Salem will be next chairman of DCPA starting in 2022
The Denver Center for the Performing Arts has named Hassan Salem, who rose from teller to head of Commercial Banking for U.S. Bank, as just the fourth Chairman in the non-profit’s 44-year history. Salem will succeed attorney Martin Semple, who has held the position since 2017, effective July 1, 2022.
Since 2016, Salem has chaired the DCPA’s capital campaign to renovate the Bonfils Theatre Complex, including improvements to three theatres and upgrades to the main lobby. The DCPA is more than 92 percent of the way toward its $36 million fundraising goal, which has been boosted by $19 million from Denver bond funds.
“I have a passion for the performing arts and the creativity it promotes in people of all ages,” Salem said.
But the largest regional arts center between Chicago and Los Angeles has been mostly quiet since the pandemic because of the shuttering of national Broadway touring productions, profits from which largely fund other programming there. The DCPA has estimated a loss of $80 million in unrealized ticket revenue since March 2020. Touring productions won’t resume until Disney’s “The Lion King” comes back to the Buell Theatre in December, and no official resumption of the homegrown DCPA Theatre Company’s programming has yet been announced.

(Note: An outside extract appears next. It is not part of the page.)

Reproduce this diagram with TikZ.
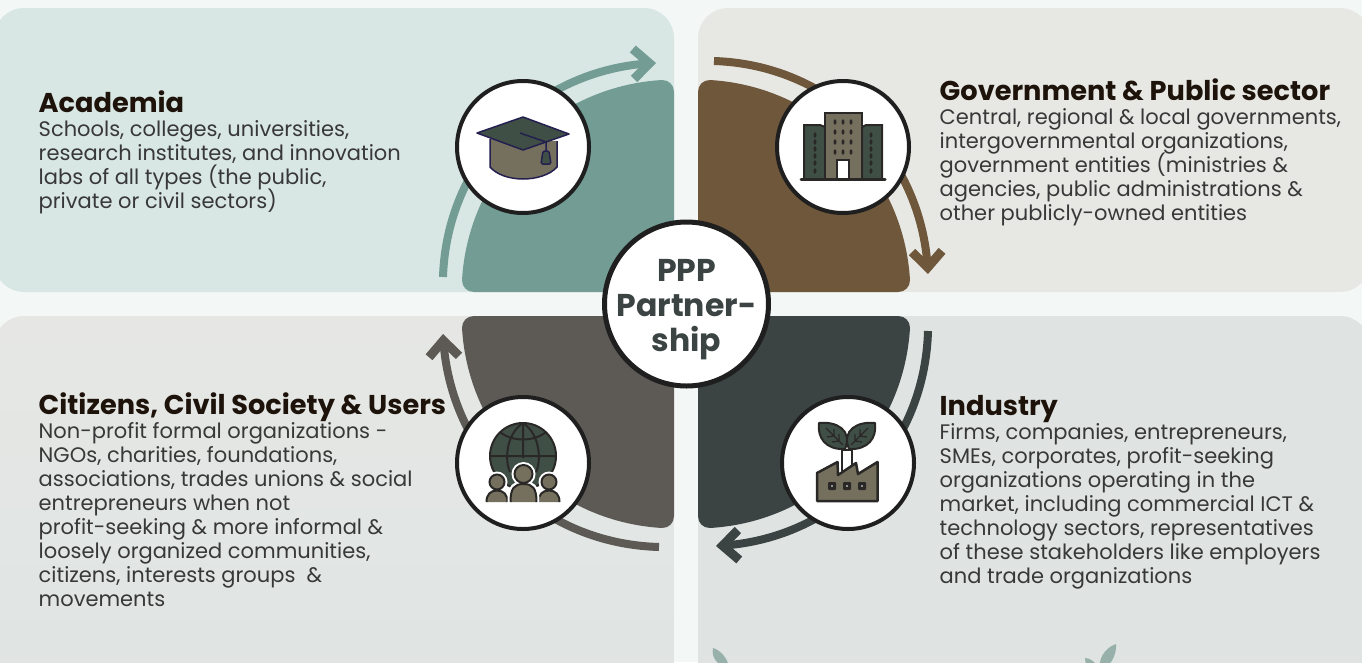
\documentclass[tikz,border=0pt]{standalone}
\usepackage{fontspec}
\setmainfont{Poppins}
\usetikzlibrary{arrows.meta,bending}
\definecolor{pageBg}{HTML}{F3F7F6}
\definecolor{tealSoft}{HTML}{D9E7E4}
\definecolor{brownSoft}{HTML}{E7E8E4}
\definecolor{greySoft}{HTML}{E6E7E4}
\definecolor{greySoftLow}{HTML}{DFE5E4}
\definecolor{slateSoft}{HTML}{DFE4E3}
\definecolor{tealDark}{HTML}{729C94}
\definecolor{brownDark}{HTML}{6E573B}
\definecolor{greyDark}{HTML}{5D5A55}
\definecolor{slateDark}{HTML}{3B4443}
\definecolor{iconGreen}{HTML}{3F4F46}
\definecolor{iconKhaki}{HTML}{75705E}
\definecolor{iconNavy}{HTML}{231F4F}
\definecolor{iconInk}{HTML}{2A2826}
\definecolor{leafTint}{HTML}{97B1AA}
\newcommand{\quarterblade}{(0,-200) .. controls (0,-207) and (-5,-212) .. (-12,-212)
  .. controls (-120,-205.6) and (-205.6,-120) .. (-212,-12)
  .. controls (-212,-5) and (-207,0) .. (-200,0) -- (0,0) -- cycle}
\newcommand{\tightlines}{\lineskiplimit=-30pt\relax}
\tikzset{
  headtxt/.style={anchor=base west, inner sep=0pt, text=black!85!brown, font=\fontsize{27.2}{28}\selectfont\bfseries},
  bodytxt/.style={anchor=north west, inner sep=0pt, align=left, text=black!78, font=\fontsize{21}{24}\selectfont\tightlines},
  iconring/.style={circle, draw=black!88, line width=4pt, fill=white, minimum size=132pt, inner sep=0pt},
  flowarrow/.style={line width=8pt, -{Straight Barb[length=16pt,width=30pt,line width=9pt,flex=1]}},
  panel/.style={rounded corners=30pt}
}
\begin{document}
\begin{tikzpicture}[x=1pt,y=-1pt]
\useasboundingbox (0,0) rectangle (1362,662);
\fill[pageBg] (0,0) rectangle (1362,662);
% panels
\fill[tealSoft,panel] (-6,8) rectangle (674,292);
\fill[brownSoft,panel] (698,8) rectangle (1370,292);
\shade[panel,top color=greySoft,bottom color=greySoftLow] (-6,316) rectangle (674,700);
\fill[slateSoft,panel] (698,316) rectangle (1370,700);
% blades
\fill[tealDark,shift={(674,292)}] \quarterblade;
\fill[brownDark,shift={(698,292)},xscale=-1] \quarterblade;
\fill[greyDark,shift={(674,316)},yscale=-1] \quarterblade;
\fill[slateDark,shift={(698,316)},xscale=-1,yscale=-1] \quarterblade;
% arrows
\coordinate (acaFrom) at (443,277);
\coordinate (acaTo) at (656,63);
\coordinate (govFrom) at (714,61);
\coordinate (govTo) at (928,274);
\coordinate (indFrom) at (928,331);
\coordinate (indTo) at (716,546);
\coordinate (citFrom) at (659,547);
\coordinate (citTo) at (443,334);
\draw[flowarrow,tealDark] (acaFrom) to[bend left=43] (acaTo);
\draw[flowarrow,brownDark] (govFrom) to[bend left=43] (govTo);
\draw[flowarrow,slateDark] (indFrom) to[bend left=43] (indTo);
\draw[flowarrow,greyDark] (citFrom) to[bend left=43] (citTo);
% rings
\node[iconring] (acaRing) at (523,147) {};
\node[iconring] (govRing) at (843,147) {};
\node[iconring] (citRing) at (523,463) {};
\node[iconring] (indRing) at (848,463) {};
% cap
\filldraw[fill=iconKhaki,draw=iconNavy,line width=1.5pt] (490,139) -- (490,167) .. controls (497,175) and (510,179) .. (523,179) .. controls (536,179) and (550,175) .. (557,167) -- (557,141);
\filldraw[fill=iconGreen,draw=iconNavy,line width=1.5pt,line join=round] (477,133) -- (523,117) -- (569,134) -- (523,150) -- cycle;
\draw[iconNavy,line width=1.5pt] (520,133) -- (546,142) -- (546,151);
\filldraw[fill=iconGreen,draw=iconNavy,line width=1.5pt,rounded corners=1.5pt] (543,151) -- (549,151) -- (551,164) -- (541,164) -- cycle;
% offices
\filldraw[fill=iconGreen,draw=iconInk,line width=2pt] (804,179) -- (804,125) -- (820,125) -- (825,127) -- (825,179);
\filldraw[fill=iconGreen,draw=iconInk,line width=2pt] (882,179) -- (882,125) -- (866,125) -- (862,127) -- (862,179);
\filldraw[fill=iconKhaki,draw=iconInk,line width=2.5pt] (825,179) rectangle (862,113);
\foreach \colx in {835,843,851} {
  \foreach \rowy in {122,132,142,152} {
    \fill[iconInk] (\colx,\rowy) ellipse (1.5 and 2.7);
  }
}
\foreach \colx in {815,871} {
  \foreach \rowy in {135,142,149,156,163,171} {
    \fill[iconInk] (\colx,\rowy) ellipse (1.5 and 2.7);
  }
}
\filldraw[fill=white,draw=iconInk,line width=2.5pt] (837,179) -- (837,160) -- (849,160) -- (849,179);
\draw[iconInk,line width=3pt,line cap=round] (801,179) -- (885,179);
% globe and people
\filldraw[fill=iconGreen,draw=iconInk,line width=2pt] (523,456) circle (33);
\draw[iconInk,line width=2pt] (490,456) -- (556,456) (523,423) -- (523,458) (523,423) .. controls (505,435) and (505,462) .. (510,472) (523,423) .. controls (541,435) and (541,462) .. (536,472);
\draw[iconInk,line width=2pt] (500,432) .. controls (512,442) and (534,442) .. (546,432);
\foreach \px/\py/\hr/\bw in {497/482/7.5/10.5, 549/482/7.5/10.5, 523.5/474/9/13} {
  \fill[white] (\px,\py) circle (\hr+3);
  \fill[white] (\px-\bw-3,503) .. controls (\px-\bw-3,\py+\hr) and (\px-\bw+3,\py+\hr-1) .. (\px,\py+\hr-1) .. controls (\px+\bw-3,\py+\hr-1) and (\px+\bw+3,\py+\hr) .. (\px+\bw+3,503) -- cycle;
  \filldraw[fill=iconKhaki,draw=iconInk,line width=2pt] (\px-\bw,502) .. controls (\px-\bw,\py+\hr+5) and (\px-\bw+4,\py+\hr+1) .. (\px,\py+\hr+1) .. controls (\px+\bw-4,\py+\hr+1) and (\px+\bw,\py+\hr+5) .. (\px+\bw,502);
  \filldraw[fill=iconKhaki,draw=iconInk,line width=2pt] (\px,\py) circle (\hr);
}
% factory
\filldraw[fill=white,draw=iconInk,line width=2.5pt] (842,471) -- (842,450) -- (852,450) -- (852,471);
\filldraw[fill=iconKhaki,draw=iconInk,line width=2.5pt,line join=round] (817,473) -- (837.5,462) -- (838,475) -- (856,463) -- (858,474) -- (877.5,462) -- (877.5,501) -- (817,501) -- cycle;
\foreach \winx in {832,847,862} {
  \fill[iconInk,rounded corners=1pt] (\winx-4,482) rectangle (\winx+4,490);
  \fill[white] (\winx,486) circle (0.9);
}
\filldraw[fill=iconGreen,draw=iconInk,line width=2pt,line join=round] (845,449) .. controls (826,450) and (817,438) .. (819,423) .. controls (836,421) and (853,430) .. (845,449) -- cycle;
\filldraw[fill=iconGreen,draw=iconInk,line width=2pt,line join=round] (849,449) .. controls (868,450) and (877,438) .. (875,423) .. controls (858,421) and (841,430) .. (849,449) -- cycle;
\draw[iconInk,line width=1.3pt] (843,445) -- (826,428) (834,436) -- (834,429) (834,436) -- (827,437) (839,441) -- (832,442) (839,441) -- (839,434);
\draw[iconInk,line width=1.3pt] (851,445) -- (868,428) (860,436) -- (860,429) (860,436) -- (867,437) (855,441) -- (862,442) (855,441) -- (855,434);
% bottom leaves
\fill[leafTint] (713,648) .. controls (720,650) and (728,658) .. (729,668) .. controls (718,666) and (711,658) .. (713,648) -- cycle;
\fill[leafTint] (1116,644) .. controls (1117,655) and (1110,668) .. (1100,670) .. controls (1098,660) and (1104,648) .. (1116,644) -- cycle;
\fill[leafTint] (1085,658) .. controls (1090,658) and (1095,662) .. (1097,666) -- (1086,666) -- cycle;
% centre
\node[circle, draw=black!88, line width=5pt, fill=white, minimum size=164pt, inner sep=0pt] (pppHub) at (686.5,304) {};
\node[inner sep=0pt, align=center, text=slateDark, font=\fontsize{31.5}{35}\selectfont\bfseries\tightlines] (pppText) at (686.5,310) {PPP\\Partner-\\ship};
% texts
\node[headtxt] (acaHead) at (38.5,112) {Academia};
\node[bodytxt] (acaBody) at (38.5,120) {Schools, colleges, universities,\\
  research institutes, and innovation\\
  labs of all types (the public,\\
  private or civil sectors)};
\node[headtxt] (govHead) at (939.5,100) {Government \& Public sector};
\node[bodytxt] (govBody) at (939.5,108) {Central, regional \& local governments,\\
  intergovernmental organizations,\\
  government entities (ministries \&\\
  agencies, public administrations \&\\
  other publicly-owned entities};
\node[headtxt] (citHead) at (38.5,414) {Citizens, Civil Society \& Users};
\node[bodytxt] (citBody) at (38.5,422) {Non-profit formal organizations -\\
  NGOs, charities, foundations,\\
  associations, trades unions \& social\\
  entrepreneurs when not\\
  profit-seeking \& more informal \&\\
  loosely organized communities,\\
  citizens, interests groups\ \ \&\\
  movements};
\node[headtxt] (indHead) at (939.5,415) {Industry};
\node[bodytxt] (indBody) at (939.5,423) {Firms, companies, entrepreneurs,\\
  SMEs, corporates, profit-seeking\\
  organizations operating in the\\
  market, including commercial ICT \&\\
  technology sectors, representatives\\
  of these stakeholders like employers\\
  and trade organizations};
\end{tikzpicture}
\end{document}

But soon, Salem said, “with the completion of the Bonfils Theatre Complex renovation and the resumption of programming later this year, the DCPA has the opportunity to connect more deeply with our growing and increasingly diverse community.”
Added DCPA President & CEO Janice Sinden: “Working with Hassan, Martin, our dedicated board and our devoted team members, we are prepared to recover from the past year and reemerge resilient and ready to reconnect with our community.”
Semple has been the Denver Center’s legal representative since 1978, when he was recruited by founder Donald R. Seawell to handle dicey labor negotiations on the construction of the Boettcher Concert Hall.
“Hassan has been an active, dedicated member of the DCPA family for 30 years,” Semple said. “His natural progression from patron and donor to Trustee and ultimately Chairman reflects the commitment he feels to this organization.”
Through Salem, U.S. Bank has forged an 18-year collaboration with the DCPA that has focused largely on its educational programs.
“The Denver Center is one of those crown jewels that does so much to provide a wealth of educational programs for our community that it was just natural for us to help the organization become even that much more important in this community,” Salem said.
Salem’s only predecessors have been Seawell, Daniel L. Ritchie and Semple, who retires as the last active person whose roots with the organization go back to before its official opening in 1979. Semple, a partner in the Denver law firm of Semple, Farrington & Everall, attended the Denver Center Theatre Company’s first performance – “The Caucasian Chalk Circle,” starring Tyne Daly.
“I had never heard of ‘The Caucasian Chalk Circle,’ frankly, and I was blown away by the production,” Semple said. “I thought it was as good as anything I had ever seen in New York or London. I just knew then that we had something really special here in Denver.”
Semple and his wife, Jo, will be the namesakes of the Space Theatre lobby when it eventually reopens from the COVID shutdown.
Salem grew up in a small town outside of Dubai in the United Arab Emirates. But, he says, “Denver is my hometown.” Salem grew up aspiring to be either a professional soccer player or an engineer. He moved to Denver in 1991 and started a family with his wife, Sheila, after graduating from the University of Arizona with a bachelor’s degree in economics.
“Denver was a very appealing place for us to live and a great place to raise a family, so we decided to make Denver home,” Salem said. “When we first moved here, I loved sports. I hadn’t gone to the theater much, but my wife was very interested in it, and she arranged for us to see the national touring production of ‘Miss Saigon.’ I was hooked. I really fell in love with the performances. From that day on, live theatre became something we have really enjoyed as a family.”
Salem began his career as a teller with then-Colorado National Bank and was promoted to Head of Commercial Banking in 2020. Today, Hassan’s group reports annual sales of services to middle-market companies at between $25 million and $1 billion. Salem is also known as one of the ski industry’s leading lenders.
Salem joined the DCPA Board in 2014. He is also a board member for Delta Dental of Colorado and Colorado Concern. He is an executive committee member of Colorado Succeeds and a Trustee for the Denver Area Council of Boy Scouts of America. He is also a graduate of the 2004 Leadership Denver program and a member of the Young Presidents’ Organization.